Child One had a few of her friends round the other day and they were watching Bad Education, with Jack Whitehall. If you haven’t seen it, you should – it’s funny for all the wrong reasons, and therefore quite irresistible. I watched it the first time round with Child Two, when One was all out at GCSE revision and had no time for telly or any other distractions. Apparently it’s different with AS levels. Erm, aren’t they meant to be harder? Oh well, what do I know? I’m just a parent who’s tottered through the education system myself. ‘But that was hundreds of years ago,’ the girls point out. Why, thanks.
Anyway, the assorted teens, all around 17 years old, were merrily watching away, while I was in the study with the door open, earwigging of course, but discreetly. The episode they were watching was on sex education, and obviously it would have been way too squirmy for all of us if I’d sat there amongst them. Ughh. Perish the thought.
So the episode rumbled on, with Alfie (the world’s worst teacher) desperate to impress his inamorata, the beauteous biology teacher, with his huge amount of knowledge on the subject (not). All goes swimmingly, until the French exchange students arrive. They turn out to be Dutch, super-cool and way more knowing about sex than Alfie and even his highly precocious pupils put together. For some reason, Alfie invites questions from the audience (which includes a bunch of horrified parents), when a likely looking Dutch lad pipes up, ‘during foreplay, I like to strum the clitoris.’ There are quite a few confused shouts of ‘what’s a glitoris?’ from the bad boys at the back. I was sniggering away in the study, when I heard one of Ella’s girlfriends say, ‘but what is a glitoris?’

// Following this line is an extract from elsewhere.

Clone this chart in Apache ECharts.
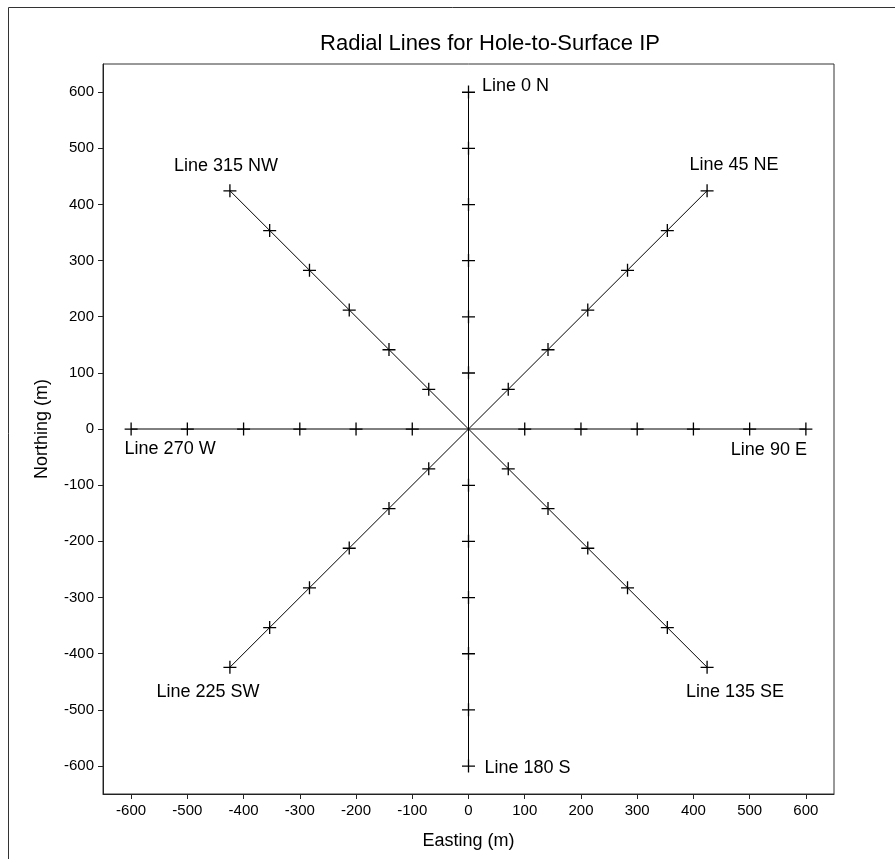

I was stunned, to say the least. It soon transpired that she had no idea what it was even when it was pronounced properly. And she wasn’t the only one.
Let’s put this in context. Every year since she started in secondary school, Child One has had at least one day devoted to PSHE. I can never remember what the acronym stands for, but it’s basically sex education. The girls’ school is in the London borough of Lewisham, which has the highest rate of teenage pregnancy in Europe, so they tend to labour the point, as it were. Well, they seem to have covered reproduction – Child One even seemed to do a GCSE in the menstrual cycle. I tell you, there is nothing she doesn’t know about lutenising hormones, follicles and glands. But the school teaches them nothing about pleasure, apparently.
Is this to make sure they don’t think sex might be an interesting thing to try? Is it a cynical way of keeping down those pregnancy figures? Or is it part of the old, old idea that women are not supposed to enjoy sex? I read Lucy Mangan’s column in the Observer a few days before the girls came round. She said her mother, a doctor who talked on sex ed in schools, recently despaired when it seemed that girls had no idea that sex was supposed to be nice for them as well as for boys. Is it this dehumanising internet porn, that’s supposed to have had such a catastrophic effect on boys? Is it very, very low expectations in girls? Or is it educators trying to put everyone off (as if that is ever going to work)? Whatever the reason, I find it very sad. Of course, it’s nowhere near the evil of female circumcision. But female oblivion isn’t much good either.